December 21, 2023 by · Comments Off on Word-Of-the-Week #1011: Time 

Time – what seems to go faster the older you get and what we wish we had more of sometimes.

How well do you manage your time? Do you show up for work or social events on time? Do you feel like you always need more time to finish projects?

This word came to mind as a lot of holiday shoppers wait until the last possible moment to do their shopping. It seems as though the majority of American’s have a tendency to put off doing things until they have no other option.

People living in the Midwest & East, and those sending gifts to those areas are in for a big disappointment as the weather and overloaded systems at both UPS and FedEx have caused major delays in the past.

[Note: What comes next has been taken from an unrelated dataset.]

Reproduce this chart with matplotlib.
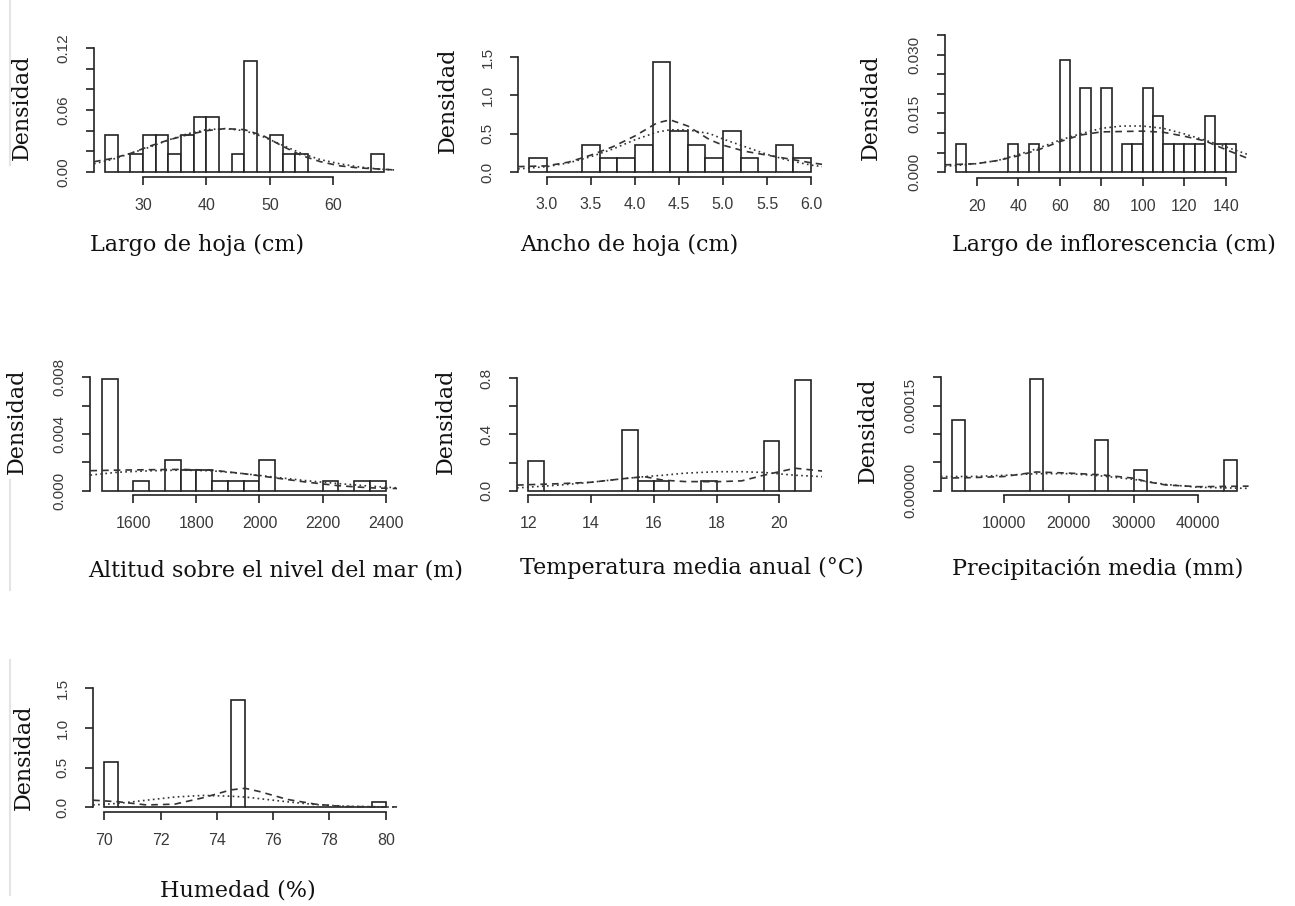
import numpy as np
import matplotlib
matplotlib.use('Agg')
import matplotlib.pyplot as plt
from matplotlib.lines import Line2D

# === DATA (counts per bin) ===
# Largo de hoja (cm), bins of 2 from 24 to 68
hoja_largo_start, hoja_largo_width = 24, 2
hoja_largo_counts = [2, 0, 1, 2, 2, 1, 2, 3, 3, 0, 1, 6, 0, 2, 1, 1, 0, 0, 0, 0, 0, 1]
hoja_largo_cx = [22.24, 25, 28, 31, 34, 37, 40, 43, 46, 49, 52, 55, 58, 61, 64, 67, 69.76]
hoja_largo_dash = [0.010, 0.013, 0.018, 0.025, 0.031, 0.036, 0.040, 0.042, 0.041, 0.035,
                   0.025, 0.016, 0.010, 0.006, 0.004, 0.003, 0.002]
hoja_largo_dot = [0.008, 0.012, 0.018, 0.024, 0.031, 0.037, 0.041, 0.042, 0.040, 0.034,
                  0.026, 0.018, 0.012, 0.008, 0.005, 0.003, 0.002]

# Ancho de hoja (cm), bins of 0.2 from 2.8 to 6.0
hoja_ancho_start, hoja_ancho_width = 2.8, 0.2
hoja_ancho_counts = [1, 0, 0, 2, 1, 1, 2, 8, 3, 2, 1, 3, 1, 0, 2, 1]
hoja_ancho_cx = [2.672, 3.0, 3.25, 3.5, 3.75, 4.0, 4.25, 4.4, 4.6, 4.85, 5.0, 5.25, 5.5, 5.75, 6.0, 6.128]
hoja_ancho_dash = [0.07, 0.08, 0.13, 0.22, 0.33, 0.47, 0.64, 0.68, 0.60, 0.42, 0.35, 0.27, 0.22, 0.17, 0.12, 0.10]
hoja_ancho_dot = [0.04, 0.07, 0.12, 0.20, 0.30, 0.42, 0.52, 0.55, 0.55, 0.50, 0.43, 0.33, 0.23, 0.15, 0.09, 0.07]

# Largo de inflorescencia (cm), bins of 5 from 10 to 145
inflo_start, inflo_width = 10, 5
inflo_counts = [1, 0, 0, 0, 0, 1, 0, 1, 0, 0, 4, 0, 3, 0, 3, 0, 1, 1, 3, 2, 1, 1, 1, 1, 2, 1, 1]
inflo_cx = [4.6, 20, 30, 40, 50, 60, 70, 80, 90, 100, 110, 120, 130, 140, 150.4]
inflo_dash = [0.0019, 0.0022, 0.0030, 0.0042, 0.0058, 0.0078, 0.0095, 0.0103, 0.0104, 0.0105,
              0.0102, 0.0092, 0.0080, 0.0058, 0.0036]
inflo_dot = [0.0015, 0.0022, 0.0030, 0.0045, 0.0062, 0.0082, 0.0098, 0.0112, 0.0118, 0.0118,
             0.0112, 0.0098, 0.0082, 0.0065, 0.0046]

# Altitud (m), bins of 50 from 1500 to 2400
alt_start, alt_width = 1500, 50
alt_counts = [11, 0, 1, 0, 3, 2, 2, 1, 1, 1, 3, 0, 0, 0, 1, 0, 1, 1]
alt_cx = [1464, 1550, 1650, 1750, 1850, 1950, 2050, 2150, 2250, 2350, 2436]
alt_dash = [0.00141, 0.00145, 0.00148, 0.00150, 0.00145, 0.00120, 0.00090, 0.00060, 0.00035, 0.00020, 0.00015]
alt_dot = [0.00110, 0.00130, 0.00140, 0.00145, 0.00140, 0.00120, 0.00095, 0.00070, 0.00050, 0.00032, 0.00020]

# Temperatura media anual (°C), bins of 0.5 from 12 to 21
temp_start, temp_width = 12, 0.5
temp_counts = [3, 0, 0, 0, 0, 0, 6, 1, 1, 0, 0, 1, 0, 0, 0, 5, 0, 11]
temp_cx = [11.64, 13, 14, 15, 15.7, 16.3, 17, 18, 18.8, 19.5, 20.5, 21.36]
temp_dash = [0.040, 0.050, 0.060, 0.085, 0.100, 0.075, 0.065, 0.064, 0.070, 0.110, 0.160, 0.140]
temp_dot = [0.020, 0.040, 0.060, 0.085, 0.100, 0.110, 0.125, 0.135, 0.135, 0.130, 0.110, 0.100]

# Precipitación media (mm), bins of 2000 from 2000 to 46000
prec_start, prec_width = 2000, 2000
prec_counts = [7, 0, 0, 0, 0, 0, 11, 0, 0, 0, 0, 5, 0, 0, 2, 0, 0, 0, 0, 0, 0, 3]
prec_cx = [240, 5000, 10000, 15000, 20000, 25000, 30000, 32000, 35000, 40000, 47760]
prec_dash = [2.2e-5, 2.3e-5, 2.5e-5, 3.3e-5, 3.1e-5, 2.8e-5, 2.2e-5, 1.6e-5, 1.0e-5, 7e-6, 8e-6]
prec_dot = [2.5e-5, 2.5e-5, 2.7e-5, 3.0e-5, 3.0e-5, 2.6e-5, 2.0e-5, 1.6e-5, 1.1e-5, 6e-6, 4e-6]

# Humedad (%), bins of 0.5 from 70 to 80
hum_start, hum_width = 70, 0.5
hum_counts = [8, 0, 0, 0, 0, 0, 0, 0, 0, 19, 0, 0, 0, 0, 0, 0, 0, 0, 0, 1]
hum_cx = [69.6, 70.5, 71.5, 72.5, 73.5, 74.5, 75.0, 75.5, 76.5, 77.5, 78.5, 80.4]
hum_dash = [0.09, 0.07, 0.03, 0.04, 0.12, 0.22, 0.24, 0.20, 0.10, 0.04, 0.01, 0.005]
hum_dot = [0.03, 0.05, 0.09, 0.13, 0.15, 0.14, 0.13, 0.11, 0.07, 0.035, 0.015, 0.002]

xlabels = ["Largo de hoja (cm)", "Ancho de hoja (cm)", "Largo de inflorescencia (cm)",
           "Altitud sobre el nivel del mar (m)", "Temperatura media anual (°C)",
           "Precipitación media (mm)", "Humedad (%)"]

# === LAYOUT (pixels of the 1295x906 picture) ===
W, H = 1295, 906
fig = plt.figure(figsize=(W / 100, H / 100), dpi=100)

panels = [
    dict(start=hoja_largo_start, width=hoja_largo_width, counts=hoja_largo_counts,
         cx=hoja_largo_cx, dash=hoja_largo_dash, dot=hoja_largo_dot,
         box=(94, 43, 395, 177), xt=[30, 40, 50, 60], xtl=['30', '40', '50', '60'],
         yt=[0, 0.02, 0.04, 0.06, 0.08, 0.10, 0.12], ytl=['0.00', '', '', '0.06', '', '', '0.12'],
         ylab=(22, 107), xlab=(90, 245)),
    dict(start=hoja_ancho_start, width=hoja_ancho_width, counts=hoja_ancho_counts,
         cx=hoja_ancho_cx, dash=hoja_ancho_dash, dot=hoja_ancho_dot,
         box=(518, 52.4, 822.3, 176.6), xt=[3.0, 3.5, 4.0, 4.5, 5.0, 5.5, 6.0],
         xtl=['3.0', '3.5', '4.0', '4.5', '5.0', '5.5', '6.0'],
         yt=[0, 0.5, 1.0, 1.5], ytl=['0.0', '0.5', '1.0', '1.5'],
         ylab=(448, 100), xlab=(520, 245)),
    dict(start=inflo_start, width=inflo_width, counts=inflo_counts,
         cx=inflo_cx, dash=inflo_dash, dot=inflo_dot,
         box=(944.7, 29.5, 1247.3, 177.8), xt=[20, 40, 60, 80, 100, 120, 140],
         xtl=['20', '40', '60', '80', '100', '120', '140'],
         yt=[0, 0.005, 0.010, 0.015, 0.020, 0.025, 0.030, 0.035],
         ytl=['0.000', '', '', '0.015', '', '', '0.030', ''],
         ylab=(871, 107), xlab=(952, 245)),
    dict(start=alt_start, width=alt_width, counts=alt_counts,
         cx=alt_cx, dash=alt_dash, dot=alt_dot,
         box=(90.4, 372.8, 397, 495.2), xt=[1600, 1800, 2000, 2200, 2400],
         xtl=['1600', '1800', '2000', '2200', '2400'],
         yt=[0, 0.002, 0.004, 0.006, 0.008], ytl=['0.000', '', '0.004', '', '0.008'],
         ylab=(17, 421), xlab=(88, 570)),
    dict(start=temp_start, width=temp_width, counts=temp_counts,
         cx=temp_cx, dash=temp_dash, dot=temp_dot,
         box=(517, 373.8, 822, 495.2), xt=[12, 14, 16, 18, 20],
         xtl=['12', '14', '16', '18', '20'],
         yt=[0, 0.2, 0.4, 0.6, 0.8], ytl=['0.0', '', '0.4', '', '0.8'],
         ylab=(446, 421), xlab=(520, 568)),
    dict(start=prec_start, width=prec_width, counts=prec_counts,
         cx=prec_cx, dash=prec_dash, dot=prec_dot,
         box=(940.8, 372.8, 1248.6, 495.2), xt=[10000, 20000, 30000, 40000],
         xtl=['10000', '20000', '30000', '40000'],
         yt=[0, 0.00005, 0.00010, 0.00015, 0.00020],
         ytl=['0.00000', '', '', '0.00015', ''],
         ylab=(868, 430), xlab=(952, 568)),
    dict(start=hum_start, width=hum_width, counts=hum_counts,
         cx=hum_cx, dash=hum_dash, dot=hum_dot,
         box=(93.1, 683.5, 397, 812.1), xt=[70, 72, 74, 76, 78, 80],
         xtl=['70', '72', '74', '76', '78', '80'],
         yt=[0, 0.5, 1.0, 1.5], ytl=['0.0', '0.5', '1.0', '1.5'],
         ylab=(24, 757), xlab=(160, 890)),
]

ink = '#222222'
for p, xl in zip(panels, xlabels):
    l, t, r, b = p['box']
    ax = fig.add_axes([l / W, 1 - b / H, (r - l) / W, (b - t) / H])
    counts = np.array(p['counts'], dtype=float)
    nb = len(counts)
    edges = p['start'] + p['width'] * np.arange(nb)
    dens = counts / (counts.sum() * p['width'])
    ax.bar(edges, dens, width=p['width'], align='edge', facecolor='white',
           edgecolor=ink, linewidth=1.2, zorder=2)
    ax.plot(p['cx'], p['dash'], color='#333333', lw=1.2, ls=(0, (4, 3)), zorder=3)
    ax.plot(p['cx'], p['dot'], color='#333333', lw=1.2, ls=(0, (1, 2)), zorder=3)

    x0, x1 = edges[0], edges[-1] + p['width']
    dx = 0.04 * (x1 - x0)
    ax.set_xlim(x0 - dx, x1 + dx)
    ytop = p['yt'][-1]
    ax.set_ylim(-0.04 * ytop, 1.04 * ytop)

    for s in ['top', 'right']:
        ax.spines[s].set_visible(False)
    for s in ['left', 'bottom']:
        ax.spines[s].set_linewidth(1.2)
        ax.spines[s].set_color(ink)
    ax.spines['left'].set_bounds(p['yt'][0], p['yt'][-1])
    ax.spines['bottom'].set_bounds(p['xt'][0], p['xt'][-1])
    ax.patch.set_visible(False)

    ax.set_xticks(p['xt'])
    ax.set_xticklabels(p['xtl'], fontsize=11.5, color='#3a3a3a', family='Liberation Sans')
    ax.set_yticks(p['yt'])
    ax.set_yticklabels(p['ytl'], fontsize=11, color='#3a3a3a', family='Liberation Sans',
                       rotation=90, va='center')
    ax.tick_params(axis='x', direction='out', length=6, width=1.2, color=ink, pad=9)
    ax.tick_params(axis='y', direction='out', length=6, width=1.2, color=ink, pad=11)

    yx, yy = p['ylab']
    fig.text(yx / W, 1 - yy / H, 'Densidad', rotation=90, ha='center', va='center',
             fontsize=16, family='DejaVu Serif', color='#111111')
    lx, ly = p['xlab']
    fig.text(lx / W, 1 - ly / H, xl, ha='left', va='center',
             fontsize=16, family='DejaVu Serif', color='#111111')

# faint page border on the left
for y0, y1 in [(0, 165), (480, 590), (660, 895)]:
    fig.add_artist(Line2D([10 / W, 10 / W], [1 - y0 / H, 1 - y1 / H],
                          color='#e4e4e4', lw=1.5))

fig.savefig('out.png', dpi=100, facecolor='white')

Even parts of the West and South have been affected. Lots of gifts never make it for Christmas. That would a BIG bummer if I had kids!

One of the things that I have diligently worked on over the past 20 years is being on time. I always think I have MORE time than I do or that a project will take less time than it does. Anybody else like me? Knowing that, I now “pad my time.” If I think it will take and hour I plan on two. Plus, I even set my clocks ahead by 5 minutes. Waiting until the last minute makes me feel more stressed out which isn’t any FUN at all!

Then there’s my dear sweet husband who I have titled, “Mr. DIN” Do It Now. He is always ahead of the game. He doesn’t like putting anything off until the last minute. He’s all packed a week before we go on vacation. At times it’s a bit of a challenge for me. But I would take that behavior over procrastination any day of the week! And now I even pretend I am leaving the day before vacations so that I am all ready.

This week’s focus is time and how you feel about it. Are you habitually late? Does that cause problems at home or at work? Are you always on time and waiting for others? How does that make you feel? What could you do to better manage your time?